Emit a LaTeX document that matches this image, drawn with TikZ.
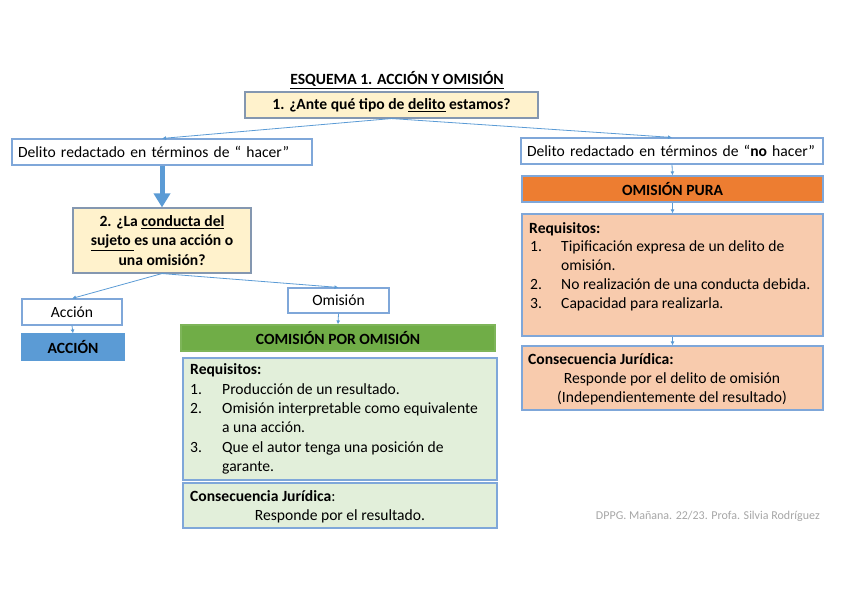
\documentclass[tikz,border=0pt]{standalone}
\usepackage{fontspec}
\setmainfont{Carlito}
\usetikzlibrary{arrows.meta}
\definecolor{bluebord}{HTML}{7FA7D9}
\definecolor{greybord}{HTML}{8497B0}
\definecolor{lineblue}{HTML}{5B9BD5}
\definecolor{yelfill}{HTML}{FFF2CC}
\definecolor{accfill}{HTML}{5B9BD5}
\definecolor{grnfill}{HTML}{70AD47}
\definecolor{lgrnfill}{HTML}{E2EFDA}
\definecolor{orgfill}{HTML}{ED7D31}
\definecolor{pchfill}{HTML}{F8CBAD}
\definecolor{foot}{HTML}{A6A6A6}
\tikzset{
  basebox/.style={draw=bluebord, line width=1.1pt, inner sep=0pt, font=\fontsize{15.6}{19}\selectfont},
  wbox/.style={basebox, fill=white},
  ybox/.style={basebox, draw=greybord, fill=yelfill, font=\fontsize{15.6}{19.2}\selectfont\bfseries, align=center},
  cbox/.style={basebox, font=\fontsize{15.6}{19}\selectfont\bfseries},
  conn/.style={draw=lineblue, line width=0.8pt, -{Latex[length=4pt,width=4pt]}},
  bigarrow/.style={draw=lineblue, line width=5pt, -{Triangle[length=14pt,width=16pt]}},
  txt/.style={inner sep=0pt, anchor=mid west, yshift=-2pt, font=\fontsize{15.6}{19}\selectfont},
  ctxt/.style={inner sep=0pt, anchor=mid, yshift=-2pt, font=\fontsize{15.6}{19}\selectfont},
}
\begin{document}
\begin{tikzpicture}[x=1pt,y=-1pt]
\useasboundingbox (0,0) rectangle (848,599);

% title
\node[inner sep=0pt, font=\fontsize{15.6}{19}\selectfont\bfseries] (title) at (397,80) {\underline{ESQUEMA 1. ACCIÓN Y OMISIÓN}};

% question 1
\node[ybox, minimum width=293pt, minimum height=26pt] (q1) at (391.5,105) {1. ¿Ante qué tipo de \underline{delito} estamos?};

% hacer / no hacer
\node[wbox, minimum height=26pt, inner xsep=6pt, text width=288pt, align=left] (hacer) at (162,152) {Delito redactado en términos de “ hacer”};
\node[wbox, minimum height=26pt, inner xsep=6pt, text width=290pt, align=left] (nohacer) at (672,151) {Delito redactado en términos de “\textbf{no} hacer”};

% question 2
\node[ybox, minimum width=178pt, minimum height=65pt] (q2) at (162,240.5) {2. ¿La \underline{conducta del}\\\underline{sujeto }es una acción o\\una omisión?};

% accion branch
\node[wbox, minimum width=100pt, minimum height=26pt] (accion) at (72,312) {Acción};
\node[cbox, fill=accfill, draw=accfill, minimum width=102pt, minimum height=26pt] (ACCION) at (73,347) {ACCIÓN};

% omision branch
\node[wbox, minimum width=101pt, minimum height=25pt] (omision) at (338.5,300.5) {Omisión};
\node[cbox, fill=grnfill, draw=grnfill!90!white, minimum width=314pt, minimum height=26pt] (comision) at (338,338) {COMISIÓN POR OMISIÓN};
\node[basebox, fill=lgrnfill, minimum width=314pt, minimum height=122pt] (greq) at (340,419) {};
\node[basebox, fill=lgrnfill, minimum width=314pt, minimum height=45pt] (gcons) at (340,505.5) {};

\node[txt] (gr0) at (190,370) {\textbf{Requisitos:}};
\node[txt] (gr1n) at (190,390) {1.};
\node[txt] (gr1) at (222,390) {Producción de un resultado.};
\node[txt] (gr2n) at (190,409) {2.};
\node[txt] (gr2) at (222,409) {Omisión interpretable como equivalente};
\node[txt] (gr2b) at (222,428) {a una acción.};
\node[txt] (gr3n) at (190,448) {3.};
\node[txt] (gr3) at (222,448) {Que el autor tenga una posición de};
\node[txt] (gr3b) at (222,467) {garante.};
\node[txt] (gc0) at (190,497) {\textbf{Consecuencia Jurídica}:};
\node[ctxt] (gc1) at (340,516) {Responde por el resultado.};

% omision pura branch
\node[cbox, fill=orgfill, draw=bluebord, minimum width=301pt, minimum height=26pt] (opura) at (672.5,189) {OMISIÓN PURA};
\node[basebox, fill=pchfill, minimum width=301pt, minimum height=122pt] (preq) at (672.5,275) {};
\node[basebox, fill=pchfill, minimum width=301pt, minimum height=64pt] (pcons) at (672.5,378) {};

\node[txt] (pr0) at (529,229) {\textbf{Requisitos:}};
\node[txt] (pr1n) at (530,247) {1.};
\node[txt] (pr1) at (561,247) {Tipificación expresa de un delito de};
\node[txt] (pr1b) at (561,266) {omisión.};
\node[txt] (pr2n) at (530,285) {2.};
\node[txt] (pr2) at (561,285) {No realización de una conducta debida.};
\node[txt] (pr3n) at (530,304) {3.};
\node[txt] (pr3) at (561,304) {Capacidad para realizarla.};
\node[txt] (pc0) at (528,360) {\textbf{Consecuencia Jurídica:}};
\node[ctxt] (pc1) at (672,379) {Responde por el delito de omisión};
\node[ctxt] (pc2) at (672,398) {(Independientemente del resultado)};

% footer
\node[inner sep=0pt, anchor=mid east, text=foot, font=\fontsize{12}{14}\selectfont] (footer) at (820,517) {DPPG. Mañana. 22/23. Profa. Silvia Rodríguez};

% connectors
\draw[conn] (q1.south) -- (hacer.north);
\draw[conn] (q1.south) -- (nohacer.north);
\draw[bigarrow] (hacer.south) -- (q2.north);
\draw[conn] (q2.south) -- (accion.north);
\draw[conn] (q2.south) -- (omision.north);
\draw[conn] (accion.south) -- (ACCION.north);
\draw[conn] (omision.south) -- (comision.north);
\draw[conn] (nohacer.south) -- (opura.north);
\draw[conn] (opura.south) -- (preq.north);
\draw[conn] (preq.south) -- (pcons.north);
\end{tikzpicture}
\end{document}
━━━━━━━━━━━━━━━━━━━━
Starting at the top of the listing above, please restate word for word each line up to and including the one that holds "text width=290pt, align=left]", omitting every image.

_Task response:_
Emit a LaTeX document that matches this image, drawn with TikZ.
\documentclass[tikz,border=0pt]{standalone}
\usepackage{fontspec}
\setmainfont{Carlito}
\usetikzlibrary{arrows.meta}
\definecolor{bluebord}{HTML}{7FA7D9}
\definecolor{greybord}{HTML}{8497B0}
\definecolor{lineblue}{HTML}{5B9BD5}
\definecolor{yelfill}{HTML}{FFF2CC}
\definecolor{accfill}{HTML}{5B9BD5}
\definecolor{grnfill}{HTML}{70AD47}
\definecolor{lgrnfill}{HTML}{E2EFDA}
\definecolor{orgfill}{HTML}{ED7D31}
\definecolor{pchfill}{HTML}{F8CBAD}
\definecolor{foot}{HTML}{A6A6A6}
\tikzset{
  basebox/.style={draw=bluebord, line width=1.1pt, inner sep=0pt, font=\fontsize{15.6}{19}\selectfont},
  wbox/.style={basebox, fill=white},
  ybox/.style={basebox, draw=greybord, fill=yelfill, font=\fontsize{15.6}{19.2}\selectfont\bfseries, align=center},
  cbox/.style={basebox, font=\fontsize{15.6}{19}\selectfont\bfseries},
  conn/.style={draw=lineblue, line width=0.8pt, -{Latex[length=4pt,width=4pt]}},
  bigarrow/.style={draw=lineblue, line width=5pt, -{Triangle[length=14pt,width=16pt]}},
  txt/.style={inner sep=0pt, anchor=mid west, yshift=-2pt, font=\fontsize{15.6}{19}\selectfont},
  ctxt/.style={inner sep=0pt, anchor=mid, yshift=-2pt, font=\fontsize{15.6}{19}\selectfont},
}
\begin{document}
\begin{tikzpicture}[x=1pt,y=-1pt]
\useasboundingbox (0,0) rectangle (848,599);

% title
\node[inner sep=0pt, font=\fontsize{15.6}{19}\selectfont\bfseries] (title) at (397,80) {\underline{ESQUEMA 1. ACCIÓN Y OMISIÓN}};

% question 1
\node[ybox, minimum width=293pt, minimum height=26pt] (q1) at (391.5,105) {1. ¿Ante qué tipo de \underline{delito} estamos?};

% hacer / no hacer
\node[wbox, minimum height=26pt, inner xsep=6pt, text width=288pt, align=left] (hacer) at (162,152) {Delito redactado en términos de “ hacer”};
\node[wbox, minimum height=26pt, inner xsep=6pt, text width=290pt, align=left] (nohacer) at (672,151) {Delito redactado en términos de “\textbf{no} hacer”};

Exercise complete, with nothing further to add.